Egypt And Sudan Implicated In Horrific Human Trafficking Torture Camps (VIDEO)

'I Wanted To Lie Down And Die': Egypt And Sudan Implicated In Torture Camps

Hoping to escape poverty and political repression, tens of thousands of Eritrean refugees have fled their country in search of a better life.

Instead, thousands have been kidnapped and left languishing in camps in Egypt and Sudan over the last decade, where they were subjected to rape and violence by traffickers – often in collusion with state security forces.

Egyptian and Sudanese security officers have conspired with traffickers accused of holding the desperate migrants for ransom and torturing them, a shocking new report has said.

Victims accused the traffickers of raping both women and men, administering electric shocks and burning genitalia and other body parts with hot irons, boiling water and molten plastic, a rights group said.

Traffickers then demand ransom money to halt the torture, either from the refugees or from their relatives, who are forced to listen to their loved ones screaming down telephone lines, the report said.

Migrants said they had been abused for weeks or even months, and several said they had witnessed captives die under torture, according to dozens of testimonies collected by Human Rights Watch in a report published on Tuesday.

The loosely governed desert region stretching from eastern Sudan up through Egypt to the Sinai Peninsula is a major trafficking route for African migrants seeking jobs. Since 2004, more than 200,000 Eritreans have fled their home country—often with the help of traffickers.

The report, I Wanted to Lie Down and Die: Trafficking and Torture of Eritreans in Sudan and Egypt, said it had recorded 29 incidents dating back to 2010 in which victims accused Sudanese and Egyptian security officers of facilitating traffickers' abuses rather than rescuing victims.

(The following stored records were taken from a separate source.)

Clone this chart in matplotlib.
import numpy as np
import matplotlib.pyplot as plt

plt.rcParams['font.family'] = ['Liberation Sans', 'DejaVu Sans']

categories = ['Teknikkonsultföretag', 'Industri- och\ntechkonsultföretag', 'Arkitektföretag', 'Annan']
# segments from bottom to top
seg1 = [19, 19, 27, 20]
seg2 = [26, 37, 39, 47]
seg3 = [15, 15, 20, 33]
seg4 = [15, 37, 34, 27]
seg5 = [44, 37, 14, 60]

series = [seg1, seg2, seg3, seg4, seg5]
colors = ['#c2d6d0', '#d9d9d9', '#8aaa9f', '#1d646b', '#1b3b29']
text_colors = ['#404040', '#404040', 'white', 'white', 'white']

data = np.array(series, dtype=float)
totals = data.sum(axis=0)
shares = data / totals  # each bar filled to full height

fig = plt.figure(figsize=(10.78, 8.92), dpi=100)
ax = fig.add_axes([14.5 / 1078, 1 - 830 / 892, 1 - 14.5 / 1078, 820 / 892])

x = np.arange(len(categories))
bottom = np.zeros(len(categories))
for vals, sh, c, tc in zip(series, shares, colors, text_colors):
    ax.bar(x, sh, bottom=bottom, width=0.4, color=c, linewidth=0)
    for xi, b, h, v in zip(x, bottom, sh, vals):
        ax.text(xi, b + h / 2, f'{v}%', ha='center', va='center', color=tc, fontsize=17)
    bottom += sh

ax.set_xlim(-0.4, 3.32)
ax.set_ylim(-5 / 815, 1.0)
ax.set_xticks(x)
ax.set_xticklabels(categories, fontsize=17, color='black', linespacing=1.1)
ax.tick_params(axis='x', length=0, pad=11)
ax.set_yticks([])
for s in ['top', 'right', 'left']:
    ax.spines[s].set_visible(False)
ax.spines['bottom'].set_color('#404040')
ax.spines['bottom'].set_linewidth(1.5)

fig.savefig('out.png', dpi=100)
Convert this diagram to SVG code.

"Both Egypt and Sudan need to put an end to torture and extortion of Eritreans on their territory, and to prosecute traffickers and any security officials colluding with them," Gerry Simpson, a senior refugee researcher for the group, said in a statement.

The report is based on the testimonies of 37 Eritreans interviewed by the international rights group and 22 others interviewed by a non-governmental organisation in Egypt.

"They beat me with a metal rod. They dripped molten plastic on my back. They beat the soles of my feet and then they forced me to stand for long periods of time, sometimes for days. Sometimes they threatened to kill me and put a gun to my head," one 23-year-old Eritrean man said in the report.

"They hung me from the ceiling so my legs couldn't reach the floor and they gave me electric shocks. One person died after they hung him from the ceiling for 24 hours. We watched him die.

"Whenever I called my relatives to ask them to pay, they burnt me with a hot iron rod so I would scream on the phone. We could not protect the women in our room: they just took them out, raped them, and brought them back."

Human Rights Watch said it had also spoken to two traffickers, one of whom admitted he tortured dozens of people.

"I know this money is haram [shameful], but I do it anyway," he said.

Eritreans told the rights group that Sudanese police in the remote eastern town of Kassala intercepted them near the border, arbitrarily detained them, and handed them over to traffickers, including at police stations.

Some of the victims also said they had seen Egyptian security officers colluding with traffickers at checkpoints, at the heavily-guarded Suez Canal and even in traffickers houses.

Rights group Amnesty International said in April that Eritrean refugees kidnapped in Sudan are raped, beaten, chained up and sometimes killed after being forcibly transported to Egypt's Sinai Peninsula, where they are held for ransom.